My visitors today

Monday 16 May 2011


By Susie Mallett, from a 1981 sketchbook

Several weeks ago, right at the beginning of my holiday, I read a blog posting from a conductor who announced her amazement at hearing that one of her clients had realised why he was being asked to do a certain task in a lying programme.

The conductor described her amazement that a teenage boy was able to explain to another teenager the reason for holding a stick in the small of the back and bending and stretching the arms. The one told the other that it was so they could learn to pull up their trousers, (and to pull down the shirts and then tuck them in, I hope he was later told).

Now I have time to write about my own amazement

How can it be that these two teenage boys had not discussed with the conductors what they need to learn and how they can learn it?

It is our responsibility as conductors to teach our clients to solve problems. Part of this is to teach them how to practise movements that will help them achieve their aims and how to work out what movements they need to practise.

I have experience of working with seven-and eight-year-olds who are already adept at making up new games for their group mates to play to practise movements that are difficult.

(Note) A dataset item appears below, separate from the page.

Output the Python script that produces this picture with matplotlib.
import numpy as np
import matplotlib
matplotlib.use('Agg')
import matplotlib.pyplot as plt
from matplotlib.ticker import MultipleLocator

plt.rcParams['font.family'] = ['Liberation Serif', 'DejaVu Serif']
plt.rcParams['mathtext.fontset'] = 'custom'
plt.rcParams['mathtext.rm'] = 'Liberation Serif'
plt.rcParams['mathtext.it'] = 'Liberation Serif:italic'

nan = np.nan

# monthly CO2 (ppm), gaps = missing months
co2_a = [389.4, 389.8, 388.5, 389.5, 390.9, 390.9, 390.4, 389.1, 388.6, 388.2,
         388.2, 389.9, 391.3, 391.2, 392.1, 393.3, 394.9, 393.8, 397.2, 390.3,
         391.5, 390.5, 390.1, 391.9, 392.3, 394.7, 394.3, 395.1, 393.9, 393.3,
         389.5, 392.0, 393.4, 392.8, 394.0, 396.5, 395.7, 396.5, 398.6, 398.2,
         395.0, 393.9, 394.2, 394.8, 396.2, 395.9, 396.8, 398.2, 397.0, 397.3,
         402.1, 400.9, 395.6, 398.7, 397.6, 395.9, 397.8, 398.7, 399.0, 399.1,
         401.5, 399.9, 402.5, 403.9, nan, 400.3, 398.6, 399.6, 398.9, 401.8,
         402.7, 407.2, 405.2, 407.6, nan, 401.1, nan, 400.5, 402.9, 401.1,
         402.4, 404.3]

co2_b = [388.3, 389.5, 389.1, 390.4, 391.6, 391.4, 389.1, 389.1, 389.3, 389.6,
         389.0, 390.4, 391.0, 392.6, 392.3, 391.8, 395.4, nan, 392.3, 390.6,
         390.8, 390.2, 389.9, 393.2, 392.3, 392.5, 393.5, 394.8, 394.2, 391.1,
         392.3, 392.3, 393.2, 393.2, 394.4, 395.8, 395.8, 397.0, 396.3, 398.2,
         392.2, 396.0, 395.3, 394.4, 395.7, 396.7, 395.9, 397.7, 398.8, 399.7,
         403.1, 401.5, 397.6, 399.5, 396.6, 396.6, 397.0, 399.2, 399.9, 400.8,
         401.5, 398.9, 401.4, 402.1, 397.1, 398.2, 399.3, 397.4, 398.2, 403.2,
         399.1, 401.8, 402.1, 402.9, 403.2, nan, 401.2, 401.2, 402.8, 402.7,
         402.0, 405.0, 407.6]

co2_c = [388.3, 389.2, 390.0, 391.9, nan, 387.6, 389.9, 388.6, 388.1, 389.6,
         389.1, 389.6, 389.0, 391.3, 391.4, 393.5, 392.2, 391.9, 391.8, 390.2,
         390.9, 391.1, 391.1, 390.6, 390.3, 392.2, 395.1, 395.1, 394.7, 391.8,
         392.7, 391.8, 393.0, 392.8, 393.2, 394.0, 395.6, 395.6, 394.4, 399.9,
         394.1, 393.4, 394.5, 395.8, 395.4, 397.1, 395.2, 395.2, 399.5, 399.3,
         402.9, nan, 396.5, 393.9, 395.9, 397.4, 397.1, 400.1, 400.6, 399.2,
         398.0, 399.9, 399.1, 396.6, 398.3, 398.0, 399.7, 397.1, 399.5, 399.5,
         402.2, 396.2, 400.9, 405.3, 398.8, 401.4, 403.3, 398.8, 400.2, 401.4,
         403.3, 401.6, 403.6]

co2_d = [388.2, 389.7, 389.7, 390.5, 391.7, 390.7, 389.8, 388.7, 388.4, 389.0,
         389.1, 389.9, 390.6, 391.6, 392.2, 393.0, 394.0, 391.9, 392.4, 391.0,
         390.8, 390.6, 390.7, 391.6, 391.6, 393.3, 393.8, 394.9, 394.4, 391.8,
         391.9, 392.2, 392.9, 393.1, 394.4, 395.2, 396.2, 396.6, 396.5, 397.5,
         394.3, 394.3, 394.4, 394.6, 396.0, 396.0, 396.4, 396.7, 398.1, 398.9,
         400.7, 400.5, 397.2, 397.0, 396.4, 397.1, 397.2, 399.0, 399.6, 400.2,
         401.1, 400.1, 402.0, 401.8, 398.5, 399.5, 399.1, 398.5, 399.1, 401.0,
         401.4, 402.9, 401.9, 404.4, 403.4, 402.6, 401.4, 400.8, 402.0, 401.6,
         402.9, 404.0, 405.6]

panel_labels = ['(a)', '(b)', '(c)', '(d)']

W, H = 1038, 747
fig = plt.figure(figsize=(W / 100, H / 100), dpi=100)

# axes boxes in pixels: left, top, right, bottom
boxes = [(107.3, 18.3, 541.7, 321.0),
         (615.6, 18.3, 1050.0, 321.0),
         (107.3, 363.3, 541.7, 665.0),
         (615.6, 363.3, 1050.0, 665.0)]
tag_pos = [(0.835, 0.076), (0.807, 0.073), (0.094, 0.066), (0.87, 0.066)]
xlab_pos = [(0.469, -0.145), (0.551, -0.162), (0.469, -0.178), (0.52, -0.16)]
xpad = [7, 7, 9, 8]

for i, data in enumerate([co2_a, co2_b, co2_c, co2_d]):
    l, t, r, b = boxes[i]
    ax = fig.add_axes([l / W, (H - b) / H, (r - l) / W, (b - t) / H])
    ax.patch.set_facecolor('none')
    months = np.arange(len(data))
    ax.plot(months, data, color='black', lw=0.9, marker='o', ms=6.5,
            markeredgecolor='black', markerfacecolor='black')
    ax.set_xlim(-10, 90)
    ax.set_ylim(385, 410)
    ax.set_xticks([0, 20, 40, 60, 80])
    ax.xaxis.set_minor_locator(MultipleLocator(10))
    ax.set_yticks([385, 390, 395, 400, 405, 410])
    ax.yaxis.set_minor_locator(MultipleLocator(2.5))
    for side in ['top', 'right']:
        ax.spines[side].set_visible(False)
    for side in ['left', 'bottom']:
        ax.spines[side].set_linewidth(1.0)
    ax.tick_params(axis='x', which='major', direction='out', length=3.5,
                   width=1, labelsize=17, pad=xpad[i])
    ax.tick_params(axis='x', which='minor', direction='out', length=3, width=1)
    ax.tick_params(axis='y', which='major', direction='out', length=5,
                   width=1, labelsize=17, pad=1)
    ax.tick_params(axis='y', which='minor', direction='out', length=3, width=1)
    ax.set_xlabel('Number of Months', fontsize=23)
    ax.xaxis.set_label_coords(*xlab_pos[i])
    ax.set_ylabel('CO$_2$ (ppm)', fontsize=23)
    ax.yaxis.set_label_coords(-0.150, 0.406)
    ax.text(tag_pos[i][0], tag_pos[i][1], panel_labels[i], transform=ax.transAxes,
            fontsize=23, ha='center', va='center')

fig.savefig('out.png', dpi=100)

If we begin our work when children are very young then there is a time when we teach them how to play specially chosen games with the mother beside them playing too and learning how to help. As children get older we begin to talk to them about the skills that they need to learn and what they can play and practise in order to achieve these. By the time they reach their teenage years clients will be taking responsibility for their own lives, deciding for themselves what they wish to participate in, and should be starting to discuss with their parents and conductors how they can achieve their own aims.

An abstract movement like bringing a stick up and down in the small of the back has to be related to dressing, or to reaching into a school bag that is hanging on the back of a chair, early on in a child’s life. How else will it be possible to relate the learnt movement to real daily life skills?

And as for a conductor being surprised that a teenager should ask and that another should be able to respond… words fail!